In 2009, the ACC updated its 1996 statement on Business Courts with this revised statement on Business Courts. It reaffirmed the ACC’s support for establishing state business courts.
This is reminiscent of the 2007 resolution of the Conference of Chief Justices, concluding:
“NOW, THEREFORE, BE IT RESOLVED that the Conference of Chief Justices encourages states to study, and, where appropriate, establish business courts or their equivalents for the effective management of complex corporate, commercial and business cases.”
The 2009 ACC statement, as well as the CCJ’s Resolution, remains pertinent. As the ACC observed, among other things, “[b]usiness courts can effectively utilize the following types of features to facilitate dispute resolution:”
- Advanced case management techniques, including close judicial oversight of each stage of litigation and case tracking by type and complexity.
- State of the art technology.
- Court-annexed alternative dispute resolution to encourage early case settlement.
- Cooperation among counsel and with the court in achieving a cost-effective resolution of the dispute.
In 2021, the ACC issued a new statement, a copy of which can be found here, providing:
The Association of Corporate Counsel urges states to consider wherever appropriate the
advantages of specialized procedures for resolution of business disputes. ACC believes that the most effective way to realize such advantages is for states to create business courts or specialized court divisions or parts dedicated to business litigation.
The United States has a large and sophisticated business community with unique legal needs. Businesses have increasingly turned to other forums to resolve their disputes, to avoid the difficulties often encountered in overburdened state courts. The United States should have public state court systems that can resolve commercial disputes efficiently. Business courts result in more cost-effective and timely case processing and an improvement in the quality of dispositions. They therefore foster a more favorable environment for creating and maintaining businesses, and as a result enhance the economic well-being of the nation.

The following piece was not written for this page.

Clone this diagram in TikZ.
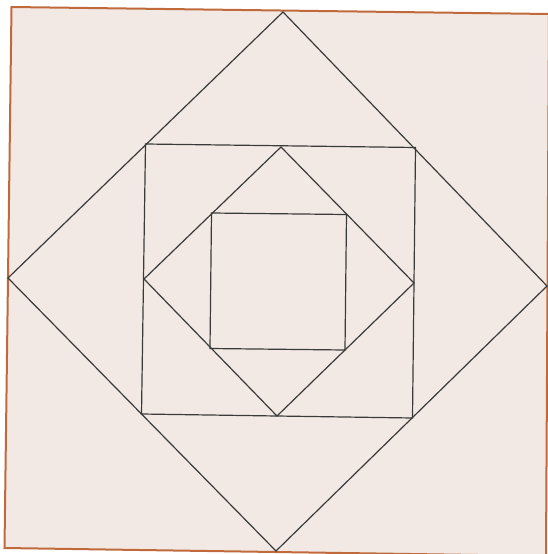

Business courts ease pressure on overcrowded state court systems. Removing complex
commercial cases from other parts of the courts allows those parts to function more
efficiently and reduces the possibility that a few complicated commercial cases will displace the time and attention that the many other cases pending in those parts should receive. The legal issues in commercial litigation are often complex. Efficient resolution of these disputes requires the expertise of judges experienced in these areas and skilled at handling these cases.
Business courts can effectively utilize the following types of features to facilitate dispute
1. Advanced case management techniques, including close judicial oversight of each stage of litigation and case tracking by type and complexity.
2. State of the art technology.
3. Court-annexed alternative dispute resolution to encourage early case settlement.
4. Cooperation among counsel and with the court in achieving a cost-effective resolution of the dispute.
On June 13, 1996, the Board of Directors of the American Corporate Counsel Association (predecessor to ACC) adopted a policy statement supporting the creation of business courts. At the time that statement was adopted, four states had created business courts and a number of additional states were considering the concept. Since that time, 21 additional states have created business courts, and such courts now exist in 25 states (this includes specialized business courts or commercial dockets). The business community in the United States and its legal counsel have had numerous opportunities during the past 24 years to observe and evaluate the operations of business courts and the contributions they have made to state courts. The experience of the states which have created business courts has been positive and presents a strong argument for expanding the use of such courts.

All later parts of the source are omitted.